Organized in 1974, the FLC is a nationwide network of more than 700 federal laboratories representing almost all federal departments and agencies.
The FLC is presenting a total of 24 awards in today's ceremony. Five of these will be given to ARS researchers, including:
- Peter J. Cotty, plant pathologist, Southern Regional Research Center, New Orleans, La. To battle the fungal toxins that cost U.S. cottonseed producers millions of dollars each year, Cotty discovered a native strain of the Aspergillus flavus fungus that does not produce potentially carcinogenic toxins. The atoxigenic strains outcompete toxin-producing ones.

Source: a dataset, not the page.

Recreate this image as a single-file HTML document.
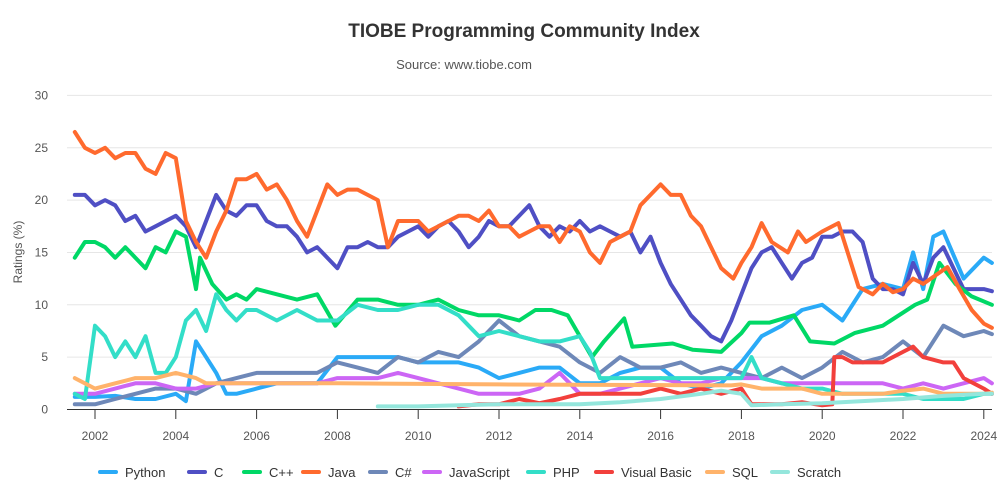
<!DOCTYPE html>
<html><head><meta charset="utf-8">
<style>
body{margin:0;background:#fff;font-family:"Liberation Sans",Arial,sans-serif;}
svg{display:block}
text{font-family:"Liberation Sans",Arial,sans-serif;}
</style></head>
<body>
<svg id="chart" width="1008" height="488">
<text x="524" y="37" text-anchor="middle" font-size="19" font-weight="bold" fill="#333">TIOBE Programming Community Index</text>
<text x="464" y="69" text-anchor="middle" font-size="13" fill="#555">Source: www.tiobe.com</text>
<text transform="translate(22,252) rotate(-90)" text-anchor="middle" font-size="12" fill="#555">Ratings (%)</text>
<g id="grid"></g><g id="series"></g><g id="legend"></g>
</svg>
<script>
const yTicks=[0,5,10,15,20,25,30];
const xTicks=[2002,2004,2006,2008,2010,2012,2014,2016,2018,2020,2022,2024];
const seriesNames=["Python","C","C++","Java","C#","JavaScript","PHP","Visual Basic","SQL","Scratch"];
const seriesColors=["#2aaaf7","#4f4fc4","#00d866","#ff6a2e","#6e88b8","#cc66f5","#33dec8","#f2403c","#ffb36b","#94e6dc"];
const python=[[2001.5,1.2],[2002,1.2],[2002.5,1.3],[2003,1],[2003.5,1],[2004,1.5],[2004.25,0.8],[2004.5,6.5],[2004.75,5],[2005,3.5],[2005.25,1.5],[2005.5,1.5],[2006,2],[2006.5,2.5],[2007,2.5],[2007.5,2.5],[2008,5],[2008.5,5],[2009,5],[2009.5,5],[2010,4.5],[2010.5,4.5],[2011,4.5],[2011.5,4],[2012,3],[2012.5,3.5],[2013,4],[2013.5,4],[2014,2.5],[2014.5,2.5],[2015,3.5],[2015.5,4],[2016,4],[2016.5,2.5],[2017,2],[2017.5,2.5],[2018,4.5],[2018.5,7],[2019,8],[2019.5,9.5],[2020,10],[2020.5,8.5],[2021,11.5],[2021.5,12],[2022,11.5],[2022.25,15],[2022.5,11.5],[2022.75,16.5],[2023,17],[2023.5,12.5],[2024,14.5],[2024.2,14]];
const cLang=[[2001.5,20.5],[2001.75,20.5],[2002,19.5],[2002.25,20],[2002.5,19.5],[2002.75,18],[2003,18.5],[2003.25,17],[2003.5,17.5],[2003.75,18],[2004,18.5],[2004.25,17.5],[2004.5,15.5],[2004.75,18],[2005,20.5],[2005.25,19],[2005.5,18.5],[2005.75,19.5],[2006,19.5],[2006.25,18],[2006.5,17.5],[2006.75,17.5],[2007,16.5],[2007.25,15],[2007.5,15.5],[2007.75,14.5],[2008,13.5],[2008.25,15.5],[2008.5,15.5],[2008.75,16],[2009,15.5],[2009.25,15.5],[2009.5,16.5],[2009.75,17],[2010,17.5],[2010.25,16.5],[2010.5,17.5],[2010.75,18],[2011,17],[2011.25,15.5],[2011.5,16.5],[2011.75,18],[2012,17.5],[2012.25,17.5],[2012.5,18.5],[2012.75,19.5],[2013,17.5],[2013.25,16.5],[2013.5,17.5],[2013.75,17],[2014,18],[2014.25,17],[2014.5,17.5],[2014.75,17],[2015,16.5],[2015.25,17],[2015.5,15],[2015.75,16.5],[2016,14],[2016.25,12],[2016.5,10.5],[2016.75,9],[2017,8],[2017.25,7],[2017.5,6.5],[2017.75,8.5],[2018,11],[2018.25,13.5],[2018.5,15],[2018.75,15.5],[2019,14],[2019.25,12.5],[2019.5,14],[2019.75,14.5],[2020,16.5],[2020.25,16.5],[2020.5,17],[2020.75,17],[2021,16],[2021.25,12.5],[2021.5,11.5],[2021.75,11.5],[2022,11],[2022.25,14],[2022.5,12],[2022.75,14.5],[2023,15.5],[2023.25,13.5],[2023.5,11.5],[2023.75,11.5],[2024,11.5],[2024.2,11.3]];
const cpp=[[2001.5,14.5],[2001.75,16],[2002,16],[2002.25,15.5],[2002.5,14.5],[2002.75,15.5],[2003,14.5],[2003.25,13.5],[2003.5,15.5],[2003.75,15],[2004,17],[2004.25,16.5],[2004.5,11.5],[2004.6,14.5],[2004.9,12],[2005.25,10.5],[2005.5,11],[2005.75,10.5],[2006,11.5],[2006.5,11],[2007,10.5],[2007.5,11],[2007.95,8],[2008.5,10.5],[2009,10.5],[2009.5,10],[2010,10],[2010.5,10.5],[2011,9.5],[2011.5,9],[2012,9],[2012.5,8.5],[2012.9,9.5],[2013.3,9.5],[2013.7,9],[2014.3,5],[2014.6,6.5],[2015.1,8.7],[2015.3,6],[2016.3,6.3],[2016.8,5.7],[2017.5,5.5],[2018,7.3],[2018.2,8.3],[2018.7,8.3],[2019.3,9],[2019.7,6.5],[2020.3,6.3],[2020.8,7.3],[2021.5,8],[2022.3,10],[2022.6,10.5],[2022.9,14],[2023.3,12],[2023.7,10.8],[2024.2,10]];
const java=[[2001.5,26.5],[2001.75,25],[2002,24.5],[2002.25,25],[2002.5,24],[2002.75,24.5],[2003,24.5],[2003.25,23],[2003.5,22.5],[2003.75,24.5],[2004,24],[2004.25,18],[2004.5,16],[2004.75,14.5],[2005,17],[2005.25,19],[2005.5,22],[2005.75,22],[2006,22.5],[2006.25,21],[2006.5,21.5],[2006.75,20],[2007,18],[2007.25,16.5],[2007.5,19],[2007.75,21.5],[2008,20.5],[2008.25,21],[2008.5,21],[2008.75,20.5],[2009,20],[2009.25,15.5],[2009.5,18],[2009.75,18],[2010,18],[2010.25,17],[2010.5,17.5],[2010.75,18],[2011,18.5],[2011.25,18.5],[2011.5,18],[2011.75,19],[2012,17.5],[2012.25,17.5],[2012.5,16.5],[2012.75,17],[2013,17.5],[2013.25,17.5],[2013.5,16],[2013.75,17.5],[2014,17],[2014.25,15],[2014.5,14],[2014.75,16],[2015,16.5],[2015.25,17],[2015.5,19.5],[2015.75,20.5],[2016,21.5],[2016.25,20.5],[2016.5,20.5],[2016.75,18.5],[2017,17.5],[2017.25,15.5],[2017.5,13.5],[2017.8,12.5],[2018,14],[2018.25,15.5],[2018.5,17.8],[2018.75,16],[2019.15,15],[2019.4,17],[2019.6,16],[2020,17],[2020.4,17.8],[2020.9,11.7],[2021.25,11],[2021.5,12],[2021.75,11.2],[2022,11.5],[2022.25,12.5],[2022.5,12],[2023.1,13.6],[2023.4,11.5],[2023.7,9.5],[2024,8.2],[2024.2,7.8]];
const csharp=[[2001.5,0.5],[2002,0.5],[2002.5,1],[2003,1.5],[2003.5,2],[2004,2],[2004.5,1.5],[2005,2.5],[2005.5,3],[2006,3.5],[2006.5,3.5],[2007,3.5],[2007.5,3.5],[2008,4.5],[2008.5,4],[2009,3.5],[2009.5,5],[2010,4.5],[2010.5,5.5],[2011,5],[2011.5,6.5],[2012,8.5],[2012.5,7],[2013,6.5],[2013.5,6],[2014,4.5],[2014.5,3.5],[2015,5],[2015.5,4],[2016,4],[2016.5,4.5],[2017,3.5],[2017.5,4],[2018,3.5],[2018.5,3],[2019,4],[2019.5,3],[2020,4],[2020.5,5.5],[2021,4.5],[2021.5,5],[2022,6.5],[2022.5,5],[2023,8],[2023.5,7],[2024,7.5],[2024.2,7.2]];
const javascript=[[2001.5,1.5],[2002,1.5],[2002.5,2],[2003,2.5],[2003.5,2.5],[2004,2],[2004.5,2],[2005,2.5],[2005.5,2.5],[2006,2.5],[2006.5,2.5],[2007,2.5],[2007.5,2.5],[2008,3],[2008.5,3],[2009,3],[2009.5,3.5],[2010,3],[2010.5,2.5],[2011,2],[2011.5,1.5],[2012,1.5],[2012.5,1.5],[2013,2],[2013.5,3.5],[2014,1.5],[2014.5,1.5],[2015,2],[2015.5,2.5],[2016,3],[2016.5,2.5],[2017,2.5],[2017.5,3],[2018,3],[2018.5,3],[2019,2.5],[2019.5,2.5],[2020,2.5],[2020.5,2.5],[2021,2.5],[2021.5,2.5],[2022,2],[2022.5,2.5],[2023,2],[2023.5,2.5],[2024,3],[2024.2,2.5]];
const php=[[2001.5,1.5],[2001.75,1],[2002,8],[2002.25,7],[2002.5,5],[2002.75,6.5],[2003,5],[2003.25,7],[2003.5,3.5],[2003.75,3.5],[2004,5],[2004.25,8.5],[2004.5,9.5],[2004.75,7.5],[2005,11],[2005.25,9.5],[2005.5,8.5],[2005.75,9.5],[2006,9.5],[2006.5,8.5],[2007,9.5],[2007.5,8.5],[2008,8.5],[2008.5,10],[2009,9.5],[2009.5,9.5],[2010,10],[2010.5,10],[2011,9],[2011.5,7],[2012,7.5],[2012.5,7],[2013,6.5],[2013.5,6.5],[2014,7],[2014.25,5.5],[2014.5,3],[2015,3],[2015.5,3],[2016,3],[2016.5,3],[2017,3],[2017.5,3],[2018,3],[2018.25,5],[2018.5,3],[2019,2.5],[2019.5,2],[2020,2],[2020.5,1.5],[2021,1.5],[2021.5,1.5],[2022,1.5],[2022.5,1],[2023,1],[2023.5,1],[2024,1.5],[2024.2,1.5]];
const visualBasic=[[2011,0.3],[2011.5,0.5],[2012,0.5],[2012.5,1],[2013,0.6],[2013.5,1],[2014,1.5],[2014.5,1.5],[2015,1.5],[2015.5,1.5],[2016,2],[2016.5,1.5],[2017,2],[2017.5,1.5],[2018,2],[2018.25,0.5],[2018.5,0.5],[2019,0.5],[2019.5,0.7],[2020,0.4],[2020.25,0.5],[2020.3,5],[2020.5,5],[2020.75,4.5],[2021,4.5],[2021.5,4.5],[2022,5.5],[2022.25,6],[2022.5,5],[2023,4.5],[2023.25,4.5],[2023.5,3],[2024,2],[2024.2,1.5]];
const sql=[[2001.5,3],[2002,2],[2002.5,2.5],[2003,3],[2003.5,3],[2004,3.5],[2004.5,3],[2004.75,2.5],[2008,2.5],[2012,2.4],[2017.75,2.3],[2018,2.4],[2018.5,2],[2019,2],[2019.5,2],[2020,1.5],[2020.5,1.5],[2021,1.5],[2021.5,1.5],[2022,1.8],[2022.5,2],[2023,1.5],[2023.5,1.5],[2024,1.5],[2024.2,1.6]];
const scratch=[[2009,0.3],[2010,0.3],[2011,0.4],[2012,0.5],[2013,0.5],[2014,0.5],[2015,0.7],[2016,1],[2017,1.5],[2017.5,1.8],[2018,1.5],[2018.25,0.4],[2019,0.5],[2020,0.6],[2021,0.8],[2022,1],[2023,1.3],[2024,1.5],[2024.2,1.5]];
const allSeries=[python,cLang,cpp,java,csharp,javascript,php,visualBasic,sql,scratch];

const NS="http://www.w3.org/2000/svg";
const X0=67,X1=992;
function xScale(yr){return 95+(yr-2002)*40.4;}
function yScale(v){return 409.5-v*10.47;}
function mk(tag,attrs,parent){const e=document.createElementNS(NS,tag);for(const k in attrs)e.setAttribute(k,attrs[k]);parent.appendChild(e);return e;}
const grid=document.getElementById('grid');
yTicks.forEach(t=>{
  const y=yScale(t);
  if(t>0){const l=mk('line',{x1:X0,x2:X1,y1:y,y2:y,stroke:'#e6e6e6','stroke-width':1},grid);
  
  }
  const tx=mk('text',{x:48,y:y+4,'text-anchor':'end','font-size':12,fill:'#555'},grid);
  tx.textContent=t;
  
  
});
const ax=mk('line',{x1:X0,x2:X1,y1:409.5,y2:409.5,stroke:'#333','stroke-width':1},grid);


xTicks.forEach(t=>{
  const x=xScale(t);
  const tk=mk('line',{x1:x,x2:x,y1:409.5,y2:419,stroke:'#333','stroke-width':1},grid);
  
  
  const tx=mk('text',{x:x,y:440,'text-anchor':'middle','font-size':12,fill:'#555'},grid);
  tx.textContent=t;
  
  
});
const sg=document.getElementById('series');
allSeries.forEach((s,i)=>{
  const d=s.map((p,j)=>(j?'L':'M')+xScale(p[0]).toFixed(1)+','+yScale(p[1]).toFixed(1)).join('');
  const path=mk('path',{d:d,fill:'none',stroke:seriesColors[i],'stroke-width':4,'stroke-linejoin':'round','stroke-linecap':'round'},sg);
  
  
});
const legendX=[100,189,244,303,370,424,528,596,707,772];
const lg=document.getElementById('legend');
seriesNames.forEach((n,i)=>{
  const g=mk('g',{},lg);
  
  
  mk('line',{x1:legendX[i],x2:legendX[i]+16,y1:472,y2:472,stroke:seriesColors[i],'stroke-width':4,'stroke-linecap':'round'},g);
  const t=mk('text',{x:legendX[i]+25,y:477,'font-size':13,fill:'#333'},g);
  t.textContent=n;
});
</script>
</body></html>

Cotty helped transfer the technologies to the agricultural community.
- Isabel M. Lima and Harmeet S. Guraya, food technologists, Southern Regional Research Center, New Orleans, La. The scientists and a commercial partner have developed a sunflower-seed butter that is similar to peanut butter in flavor, texture and appearance. The technology was developed and transferred in cooperation with Red River Commodities, a major sunflower seed producer based in Fargo, N.D.

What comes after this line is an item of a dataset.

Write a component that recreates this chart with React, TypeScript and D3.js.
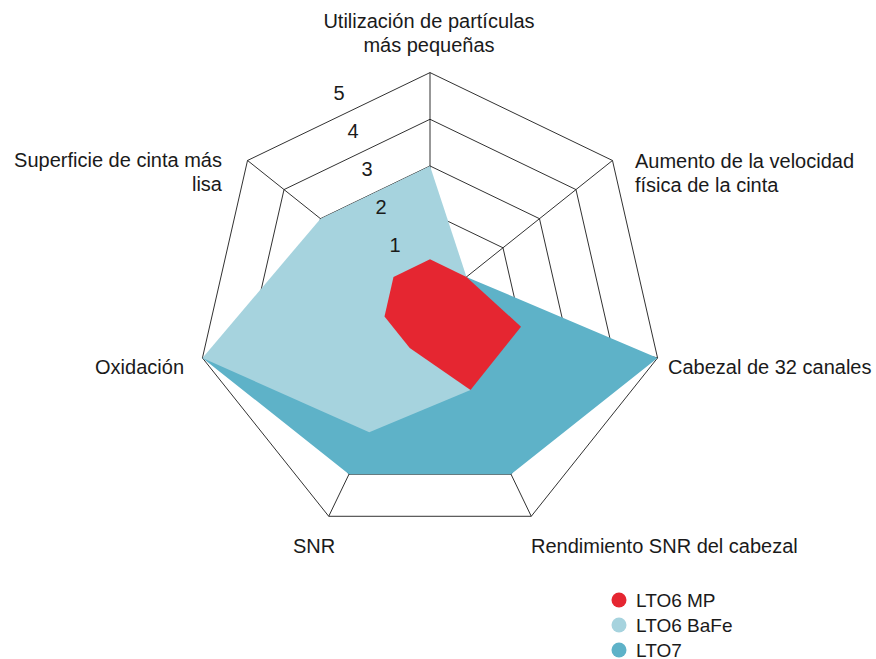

- Sevim Z. Erhan, chemist, National Center for Agricultural Utilization Research, Peoria, Ill. Erhan has developed a novel vegetable-oil-based hydraulic fluid for use in elevators. The product is nontoxic and biodegradable, has high fire resistance and meets all industrial performance standards.
- Exotic Fruit Fly Team, U.S. Pacific Basin Agricultural Research Center, Hilo, Hawaii. The ARS center has created the first successful program to control four exotic fruit fly species in Hawaii that cost local growers $300 million dollars each year in damage to crops like papaya, guava, mango and citrus. Under the direction of ARS entomologist Roger I. Vargas, the researchers devised a combination of strategies to control the flies areawide. They have focused on methods that can be taught to local growers.

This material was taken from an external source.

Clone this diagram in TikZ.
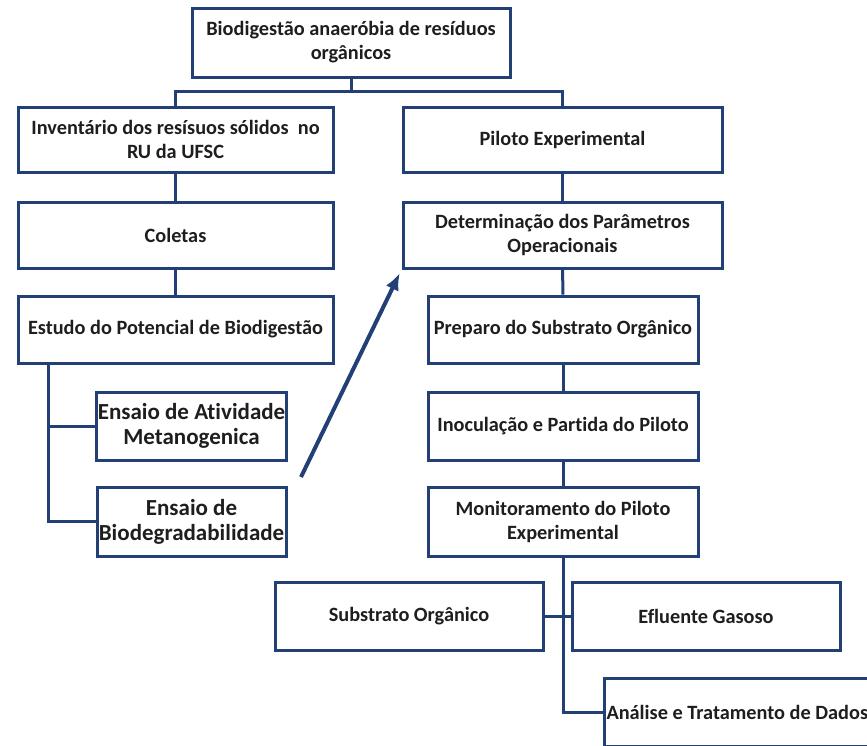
\documentclass[tikz,border=0pt]{standalone}
\usepackage{fontspec}
\setmainfont[Ligatures=NoCommon]{Carlito}
\usetikzlibrary{arrows,arrows.meta,calc}
\definecolor{LineClr}{RGB}{34,64,118}
\definecolor{TextClr}{RGB}{30,30,30}

\begin{document}
\begin{tikzpicture}[x=1pt,y=-1pt,
  box/.style={draw=LineClr,line width=3pt,fill=white,align=center,
    inner sep=2pt,font=\fontsize{20.3}{24}\selectfont\bfseries,text=TextClr},
  bigbox/.style={box,inner sep=1pt,font=\fontsize{23}{25}\selectfont\bfseries},
  link/.style={draw=LineClr,line width=3pt}]
\useasboundingbox (0,0) rectangle (867,745);
\clip (0,0) rectangle (867,745);

% left column
\node[box,minimum width=318pt,minimum height=69pt] (top) at (351,42.5)
  {Biodigestão anaeróbia de resíduos\\orgânicos};
\node[box,minimum width=315pt,minimum height=65pt] (inv) at (175.5,139.5)
  {Inventário dos resísuos sólidos\ \ no\\RU da UFSC};
\node[box,minimum width=315pt,minimum height=66pt] (col) at (175.5,235) {Coletas};
\node[box,minimum width=315pt,minimum height=67pt] (est) at (175.5,329.5)
  {Estudo do Potencial de Biodigestão};
\node[bigbox,minimum width=189pt,minimum height=68pt] (ati) at (191.5,426)
  {Ensaio de Atividade\\Metanogenica};
\node[bigbox,minimum width=189pt,minimum height=69pt] (bio) at (191.5,521.5)
  {Ensaio de\\Biodegradabilidade};

% right column
\node[box,minimum width=319pt,minimum height=65pt] (pil) at (562.5,139.5) {Piloto Experimental};
\node[box,minimum width=319pt,minimum height=66pt] (det) at (562.5,235)
  {Determinação dos Parâmetros\\Operacionais};
\node[box,minimum width=270pt,minimum height=67pt] (pre) at (563,329.5)
  {Preparo do Substrato Orgânico};
\node[box,minimum width=270pt,minimum height=68pt] (ino) at (563,426)
  {Inoculação e Partida do Piloto};
\node[box,minimum width=270pt,minimum height=69pt] (mon) at (563,521.5)
  {Monitoramento do Piloto\\Experimental};
\node[box,minimum width=268pt,minimum height=68pt] (sub) at (409,616) {Substrato Orgânico};
\node[box,minimum width=268pt,minimum height=68pt] (efl) at (706,616) {Efluente Gasoso};
\node[box,align=flush left,text width=310pt,minimum height=68pt,anchor=west] (ana) at (603,712)
  {Análise e Tratamento de Dados};

\coordinate (tail) at (301,477);

% connectors
\draw[link] (top.south) -- ++(0,13) -| (inv.north);
\draw[link] (top.south) -- ++(0,13) -| (pil.north);
\draw[link] (inv) -- (col);
\draw[link] (col) -- (est);
\draw[link] (est.south west) ++(32,0) |- (ati.west);
\draw[link] (est.south west) ++(32,0) |- (bio.west);
\draw[link] (pil) -- (det);
\draw[link] (det) -- (pre);
\draw[link] (pre) -- (ino);
\draw[link] (ino) -- (mon);
\draw[link] (mon.south) |- (ana.west);
\draw[link] (sub) -- (efl);

\draw[link,line width=4pt,-{Latex[length=17pt,width=14pt]},shorten >=4pt] (tail) -- (det.south west);

\end{tikzpicture}
\end{document}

- Timothy R. Gottwald, research leader, Subtropical Plant Pathology Research Unit, Fort Pierce, Fla. An expert on the epidemiology of tree diseases, Gottwald has led research that is vital to the eradication programs of two important diseases: citrus canker, a bacterial disease that has historically imperiled the Florida citrus industry, and plum pox virus, which threatens the stone fruit industries.
Also being honored in today's ceremony is Peter B. Johnsen, director of the National Center for Agricultural Utilization Research, Peoria, Ill. He is receiving the FLC Laboratory Director of the Year Award for his leadership and vision in developing new ways to transfer technology from the federal center to the private sector.
ARS is the U.S. Department of Agriculture's chief in-house scientific research agency.